I urge all registered voters to vote “Yes” in the Feb. 14 Bond Referendum to support the Great Neck Public School district, because a yes vote supports everyone in our Great Neck community—homeowners, renters and businesses, both present and future. Regardless of whether you have children in the public schools, in private school or have no school-age children, as a Great Neck resident, you are an investor in the Great Neck Public Schools, a cornerstone of this peninsula.
I serve on the school board’s Citizens Advisory Committee because of the multiple hats I have worn as a Great Neck taxpayer and parent, informed by more than a decade of involvement as a parent leader in three schools, as an officer in the United Parent Teacher Council, chair of Shared Decision Making Committees, chair of the Legislative Committee, an officer of SHAI (Sepharidic Heritage Alliance Inc.), an officer of a synagogue that runs a fee-based preschool, a board member of a local Jewish day school and an attorney with a private practice limited to representing students in school settings. My most important role is as a mom and as a daughter of immigrants to the U.S., myself the product of the public school system. At the Advisory Committee meetings, I have witnessed firsthand the deliberation that went into selecting the projects selected for the bond, the careful calibration of interests, the cognizance of the board’s awesome fiduciary duty to the many stakeholders in our community, particularly in this era of the 2 percent state tax cap and unfunded federal and state mandates.
It is through this personal involvement in the bond deliberation process that I write in a personal capacity to voice my concern regarding a wave of apathy evidenced by poor attendance at Board of Education and United Parent Teacher Council meetings this school year. Equally worrisome is a wave of misinformation that overstates the tax impact to scare residents to defeat the bond with a thinly veiled anti-public-school agenda in certain pockets of the community. The fact is that the tax increase is $157.50 for every $500,000 of home value, per year, through 2038-39.

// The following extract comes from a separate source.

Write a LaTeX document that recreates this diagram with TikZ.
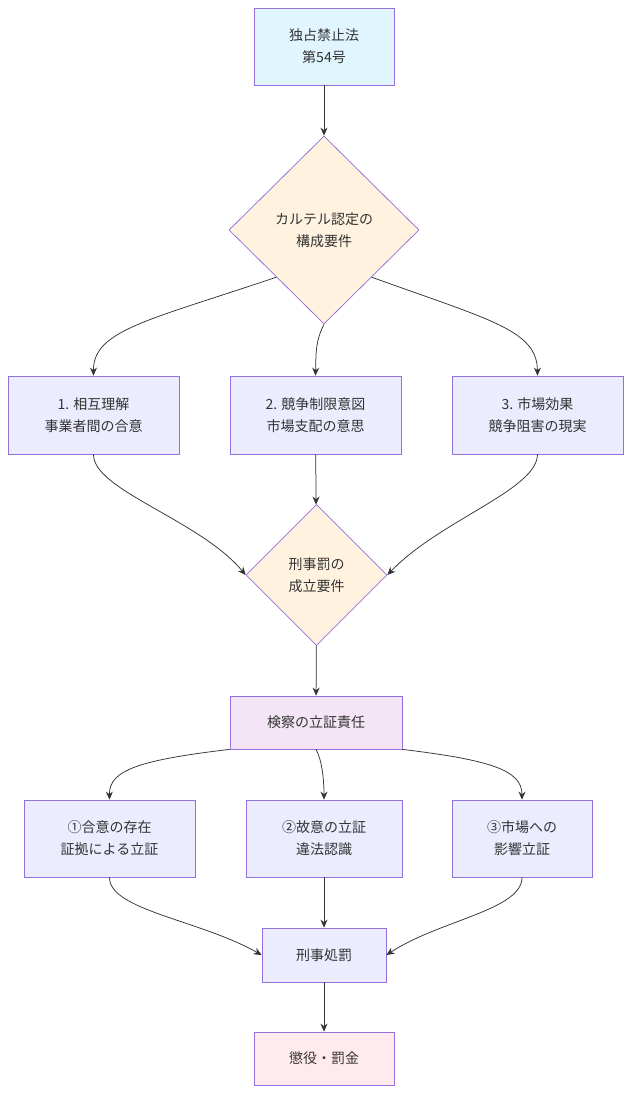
\documentclass[tikz,border=0pt]{standalone}
\usepackage{fontspec}
\setmainfont{Noto Sans CJK JP}
\usetikzlibrary{shapes.geometric,arrows.meta}
\definecolor{boxfill}{HTML}{ECECFF}
\definecolor{boxline}{HTML}{9370DB}
\definecolor{lawfill}{HTML}{E1F5FE}
\definecolor{decfill}{HTML}{FFF3E0}
\definecolor{profill}{HTML}{F3E5F5}
\definecolor{penfill}{HTML}{FFEBEE}
\definecolor{edge}{HTML}{333333}
\tikzset{every picture/.style={line width=0.75pt}}
\tikzset{
  box/.style={draw=boxline, fill=boxfill, align=center, inner sep=0pt, text=edge,
    font=\fontsize{14}{22}\selectfont},
  dia/.style={draw=boxline, fill=decfill, diamond, aspect=1, align=center, inner sep=0pt,
    text=edge, font=\fontsize{14}{22}\selectfont},
  link/.style={draw=edge, -{Stealth[length=8pt,width=7pt]}}
}
\begin{document}
\begin{tikzpicture}[x=1pt,y=-1pt]
\useasboundingbox (0,0) rectangle (632,1094);

% nodes
\node [box, fill=lawfill, minimum width=140, minimum height=77] (law) at (324,46.5) {独占禁止法\\第54号};
\node [dia, minimum width=190, minimum height=188] (cartel) at (324,230) {カルテル認定の\\構成要件};
\node [box, minimum width=171, minimum height=78] (m1) at (93.5,415) {1. 相互理解\\事業者間の合意};
\node [box, minimum width=171, minimum height=78] (m2) at (315.5,415) {2. 競争制限意図\\市場支配の意思};
\node [box, minimum width=171, minimum height=78] (m3) at (537.5,415) {3. 市場効果\\競争阻害の現実};
\node [dia, minimum width=141, minimum height=141] (crime) at (316.5,575) {刑事罰の\\成立要件};
\node [box, fill=profill, minimum width=172, minimum height=53] (pros) at (316,722.5) {検察の立証責任};
\node [box, minimum width=171, minimum height=77] (p1) at (109.5,838.5) {①合意の存在\\証拠による立証};
\node [box, minimum width=156, minimum height=77] (p2) at (324,838.5) {②故意の立証\\違法認識};
\node [box, minimum width=140, minimum height=77] (p3) at (522,838.5) {③市場への\\影響立証};
\node [box, minimum width=124, minimum height=54] (punish) at (324,955) {刑事処罰};
\node [box, fill=penfill, minimum width=140, minimum height=53] (pen) at (324,1058.5) {懲役・罰金};

% edges
\draw [link] (law) -- (cartel);
\draw [link] (cartel.south west) ++(0,0) .. controls (150,320) and (93,330) .. (m1.north);
\draw [link] (cartel.south) .. controls (316,340) and (316,350) .. (m2.north);
\draw [link] (cartel.south east) .. controls (490,320) and (537,330) .. (m3.north);
\draw [link] (m1.south) .. controls (93,490) and (200,520) .. (crime.west);
\draw [link] (m2) -- (crime);
\draw [link] (m3.south) .. controls (537,490) and (440,520) .. (crime.east);
\draw [link] (crime) -- (pros);
\draw [link] (pros.south west) .. controls (140,760) and (109,770) .. (p1.north);
\draw [link] (pros.south) .. controls (322,760) and (324,780) .. (p2.north);
\draw [link] (pros.south east) .. controls (490,760) and (522,770) .. (p3.north);
\draw [link] (p1.south) .. controls (109,910) and (200,920) .. (punish.west);
\draw [link] (p2) -- (punish);
\draw [link] (p3.south) .. controls (522,910) and (440,920) .. (punish.east);
\draw [link] (punish) -- (pen);
\end{tikzpicture}
\end{document}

Property owners know that the public school district gets funded by property taxes. I do not imagine that many of us enjoy paying taxes. Yet, we do and must recognize that the resale value of our homes correlates directly to the standing and reputation of the Great Neck Public School District, by the continued desirability of our schools for families who move here for them and our library, parks and short commute to Manhattan. We reap the benefits in home value when the real estate market rises and it protects us from the bottom falling out when the market downturns. The reputation of our schools is one of the primary selling points Realtors tout when showing properties. To that end, Niche.com just ranked Great Neck Public Schools the #1 school district on its 2017 New York State Best Schools list. This reputation is why as populations in neighboring districts fall, the population of the Great Neck schools continues to rise, particularly on the north side. Currently there are 6,522 enrolled public school students and 1,782 private school students who also receive services from our district.

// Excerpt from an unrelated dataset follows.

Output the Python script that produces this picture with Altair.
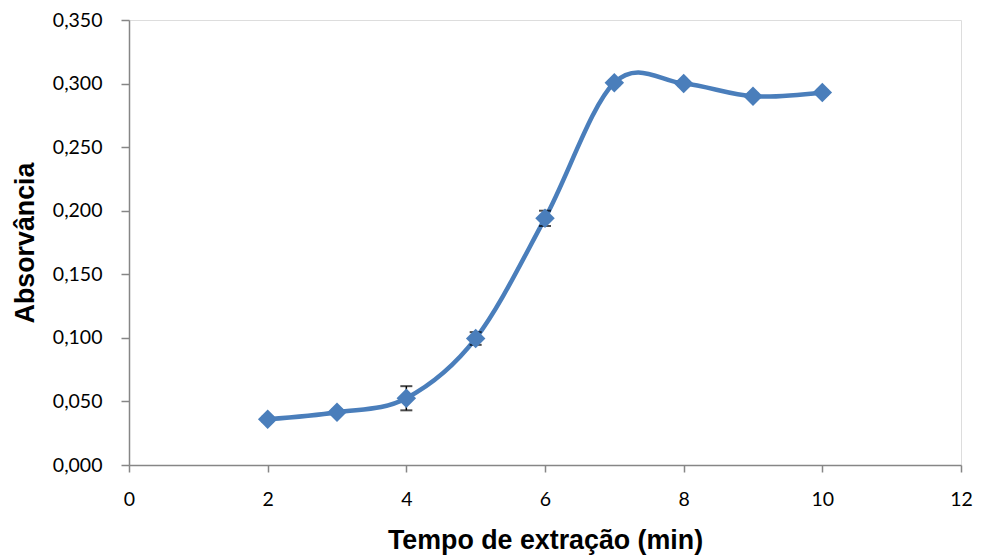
import altair as alt
import pandas as pd

tempo = [2, 3, 4, 5, 6, 7, 8, 9, 10]
absorv = [0.036, 0.0415, 0.0525, 0.0995, 0.194, 0.3007, 0.300, 0.290, 0.293]
erro = [0.002, 0.002, 0.0095, 0.005, 0.006, 0.002, 0.002, 0.002, 0.002]
x_ticks = [0, 2, 4, 6, 8, 10, 12]
y_ticks = [0, 0.05, 0.1, 0.15, 0.2, 0.25, 0.3, 0.35]

df = pd.DataFrame({"t": tempo, "a": absorv, "e": erro})
df["lo"] = df["a"] - df["e"]
df["hi"] = df["a"] + df["e"]

color = "#4a7ebb"
font = "Lato"
tfont = "Liberation Sans"

xaxis = alt.Axis(values=x_ticks, title="Tempo de extração (min)", format="d",
                 titleFont=tfont, titleFontSize=26.8, titleFontWeight="bold",
                 titleColor="black", labelFont=font, labelFontSize=19.5, labelColor="black",
                 domainColor="#868686", domainWidth=1.5, tickColor="#868686", tickSize=7,
                 tickWidth=1.5, grid=False, labelPadding=18, labelFlush=False,
                 titleY=75, titleBaseline="middle")
yaxis = alt.Axis(values=y_ticks,
                 labelExpr="replace(format(datum.value, '.3f'), '.', ',')",
                 title="Absorvância", titleFont=tfont, titleFontSize=26.8,
                 titleFontWeight="bold", titleColor="black", labelFont=font,
                 labelFontSize=19.5, labelColor="black", domainColor="#868686", domainWidth=1.5,
                 tickColor="#868686", tickSize=8, tickWidth=1.5, grid=False, labelPadding=19,
                 labelFlush=False, titleX=-104, titleBaseline="middle")

xs = alt.Scale(domain=[0, 12], nice=False)
ys = alt.Scale(domain=[0, 0.35], nice=False)

base = alt.Chart(df)
line = base.mark_line(color=color, strokeWidth=4.5, interpolate="cardinal").encode(
    x=alt.X("t:Q", scale=xs, axis=xaxis), y=alt.Y("a:Q", scale=ys, axis=yaxis))
rule = base.mark_rule(color="black", strokeWidth=1.5).encode(
    x=alt.X("t:Q", scale=xs, axis=xaxis), y=alt.Y("lo:Q", scale=ys, axis=yaxis), y2="hi:Q")
cap_lo = base.mark_tick(color="black", orient="horizontal", size=12, thickness=2).encode(
    x=alt.X("t:Q", scale=xs, axis=xaxis), y=alt.Y("lo:Q", scale=ys, axis=yaxis))
cap_hi = base.mark_tick(color="black", orient="horizontal", size=12, thickness=2).encode(
    x=alt.X("t:Q", scale=xs, axis=xaxis), y=alt.Y("hi:Q", scale=ys, axis=yaxis))
pts = base.mark_point(shape="diamond", filled=True, size=380, color=color, opacity=1).encode(
    x=alt.X("t:Q", scale=xs, axis=xaxis), y=alt.Y("a:Q", scale=ys, axis=yaxis))

chart = alt.layer(line, rule, cap_lo, cap_hi, pts).properties(
    width=832, height=445,
    autosize=alt.AutoSizeParams(type="none"),
    padding={"left": 121, "top": 12, "right": 12, "bottom": 92},
).configure_view(stroke="#404040", strokeWidth=1.5).configure(background="white")

chart.save("out.html", embed_options={"renderer": "svg", "actions": False})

A Bond Referendum comes once every 20 years. As one bond retires, another issues. The monies borrowed and repaid over the term do not cover operating budget expenses but, rather, infrastructural maintenance and vital educational enhancements that the operating budget simply cannot cover. Interest rates are still at historic lows, and the bond monies will cover necessary items such as masonry, windows, expansion of E.M. Baker School’s auditorium and cafeteria so that they may actually hold the school population, modernizing school libraries and science labs to keep up with the revolution in technology that has occurred in the past 20 years, and much more. The bond will also provide funds to retrofit the Clover Drive School into a universal prekindergarten and kindergarten facility, allowing north residents to have ready access to the acclaimed state-aligned free fours pre-K program currently offered at Parkville (as well as relieve the very problematic overcrowding at the E.M. Baker School). The bond covers necessary items as well as a vision for the future. Without approval of this bond, none of these will be remediated by the operating budget we vote on every May.

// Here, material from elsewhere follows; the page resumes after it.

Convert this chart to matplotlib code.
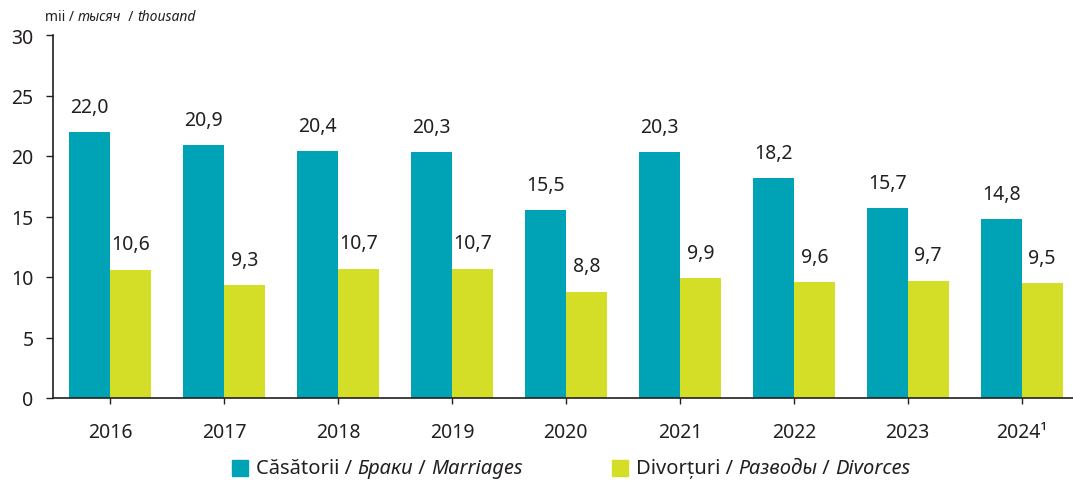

The current school bond passed 20 years ago and matures this year. Even though I was not here to vote in the last Bond Referendum, for the last 20 years, my children, family, friends and neighbors have all benefited by the forward-looking civic spirit of the voters who passed the referendum back then. My own children are nearly grown, and it is today’s parents’ and residents’ turn to step up to the plate to invest in this community’s future—a step that will protect the value of our homes.
A referendum is by definition a yes or no vote. On Feb. 14, please join me in saying, “Yes” to Great Neck, our children and our homes, present and future.